Amélie Nothomb écrit encore dans La Montagne du 7 septembre 1996 :

« Quand je vais mal, vraiment très mal, il n’est qu’un seul écrivain au monde qui puisse quelque chose pour moi : c’est Vialatte. J’ouvre n’importe quel volume de ses Chroniques à n’importe quelle page et la vie cesse d’être un problème. Pourquoi? C’est presque inexplicable. On ne peut pas dire que Vialatte soit joyeux, ni optimiste : au contraire. On ne peut pas non plus dire qu’il soit drôle : ce n’est pas le terme propre. Ne lui convient pas davantage les adjectifs très à la mode, comme « délirant », « fou », « déjanté » ou « dingue » : pour être Vialatte, il faut, à la base, une profonde rigueur intellectuelle. S’il fallait trouver un mot pour qualifier son écriture, le moins inadéquat pourrait être l’adjectif « incongru ». Aucun auteur n’est allé aussi loin dans l’incongruité pure. D’autres écrivains ont pratiqué cette vertu, mais jamais avec cette subtilité légère qui fait de lui le noble classique du genre. J’ouvre son Almanach et je tombe sur cette introduction au septième mois de l’année : “Le mois de juillet est un mois très mensuel.”. Livrez cette phrase à un thésard littéraire : terrifié, le binocleux n’en pourra tirer la moindre glose. C’est que, comme l’éléphant dont parle Vialatte, sa poésie a quelque chose d’irréfutable. Personne d’autre que lui n’eût jamais songé à écrire ces loufoqueries marmoréennes qui sont pour moi le remède à toutes les pesanteurs du monde. »

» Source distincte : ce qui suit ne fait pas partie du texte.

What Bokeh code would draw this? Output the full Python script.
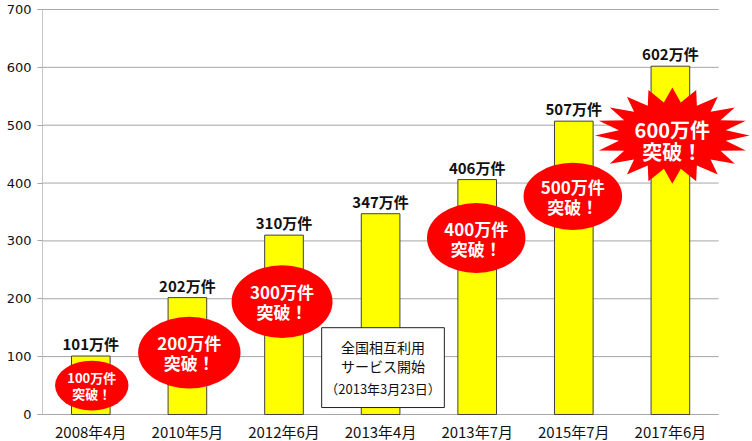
import numpy as np
from bokeh.plotting import figure
from bokeh.models import FixedTicker, Range1d
from bokeh.embed import file_html
from bokeh.resources import INLINE
from bokeh.core.properties import value

# ---- data ----
categories = ["2008年4月", "2010年5月", "2012年6月", "2013年4月", "2013年7月", "2015年7月", "2017年6月"]
counts = [101, 202, 310, 347, 406, 507, 602]
count_labels = ["101万件", "202万件", "310万件", "347万件", "406万件", "507万件", "602万件"]
milestone_labels = ["100万件", "200万件", "300万件", "400万件", "500万件"]
milestone_sub = "突破！"
star_label = "600万件"
note_lines = ["全国相互利用", "サービス開始", "（2013年3月23日）"]
y_ticks = [0, 100, 200, 300, 400, 500, 600, 700]

# ---- layout constants ----
xs = [i + 0.5 for i in range(len(categories))]
n = len(categories)
JP = value("Noto Sans CJK JP")

p = figure(width=752, height=441, output_backend="svg", toolbar_location=None,
           x_range=Range1d(0, 7.35), y_range=Range1d(-46.7, 701.7),
           x_axis_location=None,
           min_border_left=42, min_border_right=0, min_border_top=8, min_border_bottom=0)
p.outline_line_color = None
p.xgrid.visible = False
p.ygrid.visible = False
p.background_fill_color = "white"

# grid lines (stop at the last category)
p.segment(x0=0, x1=n, y0=y_ticks, y1=y_ticks, line_color="#a6a6a6", line_width=1)
# y axis line
p.segment(x0=[0], x1=[0], y0=[0], y1=[700], line_color="#8c8c8c", line_width=1)

# bars
p.vbar(x=xs, top=counts, bottom=0, width=0.4, fill_color="#ffff00",
       line_color="#404040", line_width=1)

# value labels
p.text(x=xs, y=counts, text=count_labels, text_align="center", text_baseline="bottom",
       y_offset=-2, text_font=JP, text_font_style="bold", text_font_size="15px",
       text_color="#111111")

# category labels
p.text(x=xs, y=[0] * n, text=categories, text_align="center", text_baseline="middle",
       y_offset=17, text_font=JP, text_font_size="15px", text_color="#111111")

# milestone ellipses
ell_x = [0.51, 1.52, 2.48, 4.49, 5.49]
ell_y = [50, 107, 195, 305, 377]
ell_w = [0.76, 1.06, 1.045, 1.02, 1.02]
ell_h = [86, 124, 126, 121, 116]
ell_fs = ["13px", "17px", "17px", "17px", "17px"]
ell_off = [8, 10, 10, 10, 10]
p.ellipse(x=ell_x, y=ell_y, width=ell_w, height=ell_h, fill_color="#ff0000", line_color=None)
for i in range(len(milestone_labels)):
    p.text(x=[ell_x[i]], y=[ell_y[i]], text=[milestone_labels[i]], text_align="center",
           text_baseline="middle", y_offset=-ell_off[i], text_font=JP, text_font_style="bold",
           text_font_size=ell_fs[i], text_color="white")
    p.text(x=[ell_x[i]], y=[ell_y[i]], text=[milestone_sub], text_align="center",
           text_baseline="middle", y_offset=ell_off[i], text_font=JP, text_font_style="bold",
           text_font_size=ell_fs[i], text_color="white")

# starburst
sx, sy, rx, ry, spikes, inner = 6.52, 482, 0.80, 83, 20, 0.70
ang = np.linspace(0, 2 * np.pi, 2 * spikes, endpoint=False) + np.pi / 2
rr = np.where(np.arange(2 * spikes) % 2 == 0, 1.0, inner)
p.patch(x=sx + rx * rr * np.cos(ang), y=sy + ry * rr * np.sin(ang),
        fill_color="#ff0000", line_color=None)
p.text(x=[sx], y=[sy], text=[star_label], text_align="center", text_baseline="middle",
       y_offset=-6, text_font=JP, text_font_style="bold", text_font_size="20px", text_color="white")
p.text(x=[sx], y=[sy], text=[milestone_sub], text_align="center", text_baseline="middle",
       y_offset=16, text_font=JP, text_font_style="bold", text_font_size="20px", text_color="white")

# note box
p.quad(left=[2.89], right=[4.16], bottom=[12], top=[150], fill_color="white",
       line_color="#222222", line_width=1)
note_y = [116, 83, 45]
note_fs = ["14px", "14px", "13px"]
for t, yy, fs in zip(note_lines, note_y, note_fs):
    p.text(x=[3.525], y=[yy], text=[t], text_align="center", text_baseline="middle",
           text_font=JP, text_font_size=fs, text_color="#111111")

# y axis
p.yaxis.ticker = FixedTicker(ticks=y_ticks)
p.yaxis.axis_line_color = None
p.yaxis.major_tick_line_color = "#a6a6a6"
p.yaxis.major_tick_out = 5
p.yaxis.major_tick_in = 0
p.yaxis.minor_tick_line_color = None
p.yaxis.major_label_standoff = 6
p.yaxis.major_label_text_font = "DejaVu Sans"
p.yaxis.major_label_text_font_size = "13px"
p.yaxis.major_label_text_color = "#111111"

open("out.html", "w").write(file_html(p, INLINE))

Que dire de plus après ces superbes témoignages? Que je me suis empressée d’accepter une seconde commande de la bibliothèque pour une nouvelle balade dans cette œuvre foisonnante, entre chroniques, poèmes et romans. Tout doucement alors s’est imposée l’irrépressible envie de créer un véritable spectacle- hommage à l’auteur de ce « carnaval bariolé, d’une rutilance presque exotique » (Paul Vandromme).

Elisabeth Paugam est la fondatrice du Théâtre Mayapo au Puy en Velay. Comédienne et marionnettiste professionnelle depuis 1989, professeur et metteur en scène de théâtre, elle est également artiste peintre.

Nicolas Paugam est musicien professionnel. Guitariste dans de nombreuses formations, il navigue entre jazz manouche et pop musique; il est le cofondateur du groupe pop Da Capo (quatre albums produits). Il compose également des chansons françaises, anime des ateliers d’éveil musical pour les tout-petits et pratique l’art du collage.

Dis moi le lion que tu fréquentes… est une alchimie de toutes ces compétences mêlées, un spectacle visuel, une balade fantasque dans l’oeuvre d’Alexandre Vialatte, baroque et farfelue, poétique et incongrue.